18 octobre - Congédier un employé devenu célibataire risque de coûter cher à un employeur, si l'on se fie à une décision rendue le 3 septembre 2013 par la Commission des relations du travail. L'histoire dont il est question concerne des immeubles à logements locatifs, mais elle pourrait aussi s'appliquer à des copropriétés.
Serge V. et sa conjointe ont été embauchés en 2005 à titre de couple concierge dans une tour d'habitations. Ils vivaient dans le même appartement et se partageaient différentes tâches. Elle s'occupait du renouvellement des baux et percevait les loyers, tandis que lui était affecté à l'entretien ménager et aux réparations mineures de l'immeuble. Mais leur relation a pris fin en 2007, mettant ainsi leur poste en péril, l'employeur préférant embaucher des couples concierges.
Qu'à cela ne tienne, les ex-conjoints ont maintenu leur emploi, à la différence qu'ils ne vivaient plus dans le même appartement. Serge V. a été muté au sein d'une équipe volante et accomplit les mêmes tâches dans d'autres édifices. De son côté, son ex-concubine a cumulé les mêmes fonctions, avant d'être remerciée quelque temps plus tard. Par la suite, Serge V. est retourné travailler dans son immeuble d'origine, et a lui aussi été "licencié" (le 13 août 2012), en raison de l'embauche d'un autre couple concierge dans ce même édifice, et d'une rationalisation des effectifs. Serge V. a contesté ce licenciement qui ne reposait sur aucun motif valable, et qui, selon lui, allait à l'encontre des principes éditcés par la Charte des droit et libertés de la personne.
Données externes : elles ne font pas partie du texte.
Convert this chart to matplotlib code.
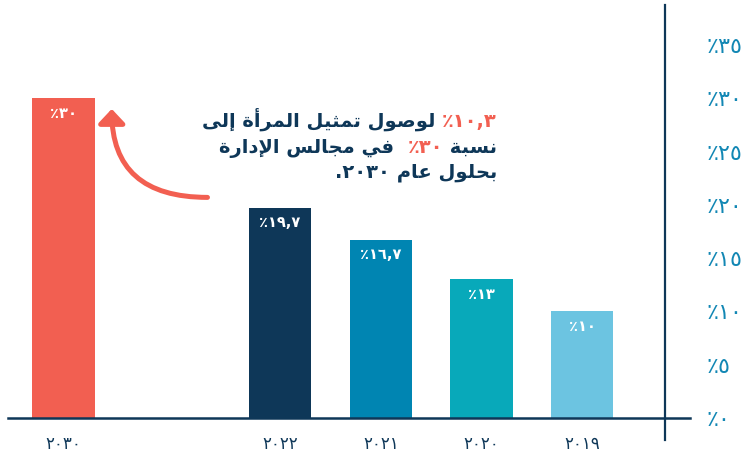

Dans son jugement, la Commission a mis en lumière que Serge V. a travaillé plusieurs mois dans l'immeuble pour lequel il avait été initialement embauché, même s'il était devenu célibataire. "Dans notre affaire, nous sommes en présence d’une politique générale qui ne peut se justifier. La séparation, le divorce ou le statut de célibataire ne peuvent constituer un motif de fin d’emploi", tranchera la Commission.
En d'autres termes, un employeur ne peut exiger qu'un salarié vive en couple pour pouvoir travailler, que ce soit par les liens du mariage ou en union libre. Bien que cette politique était connue du personnel concerné, cela ne la rendait pas licite pour autant. La Commission a donc conclu que Serge V. n'avait pas été licencié, mais bien congédié. Par conséquent, le plaignant a obtenu réparation. Morale de cette histoire: les syndicats de copropriétaires doivent faire preuve de discernement en pareille situation, afin d'éviter des pénalités financières coûteuses, et d'accoler une mauvaise réputation à leur copropriété.